Too bad screenwriter Josh Logan didn't quite get it right, as evidenced by the premiere scene's offhand reference to "Roscoe
Arbuckle."
Here's the scene, as best as I can remember: An announcer is introducing stars and other industry notables as they thread
through a wild throng on their way into Grauman's Chinese Theater. I guess as a joke, he says something like, "And now,
here's Roscoe Arbuckle!" The man he's introducing is not supposed to be Roscoe Arbuckle, and he does not look amused.
I'm not sure Logan's tone is right in this scene. By 1930, Arbuckle was no Hollywood pariah. The industry had let him
back in, forcing him to use a pseudonym, yes, but giving him work just the same. He was considered reliable and capable, and
it would only be two years before Warner Brothers would offer him an on-screen comeback in a series of comedy shorts.
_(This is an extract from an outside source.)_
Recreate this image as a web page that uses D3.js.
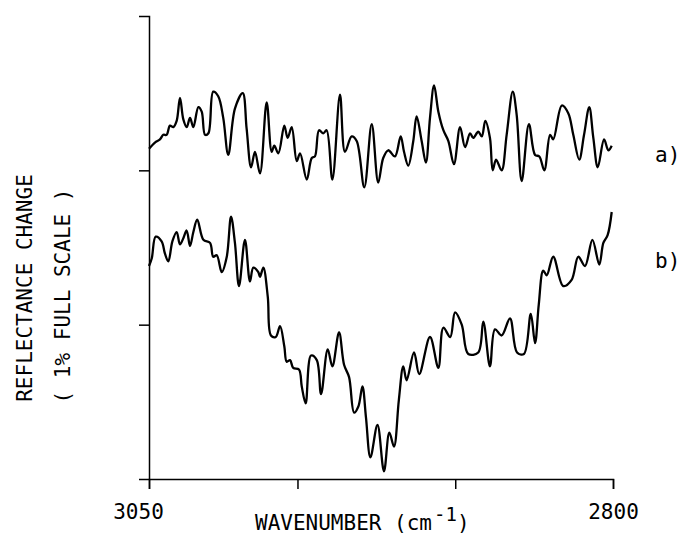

He was also well liked. Still invited to A-list parties, he had only two years before opened a highly popular nightclub
in Culver City called The Plantation Club (a fave Hughes haunt, by the by), which he was forced to close in 1930 due to the
stock-market crash and ensuing depression.
That in 1930 he would be the subject of even veiled derision in his native Los Angeles doesn't make sense.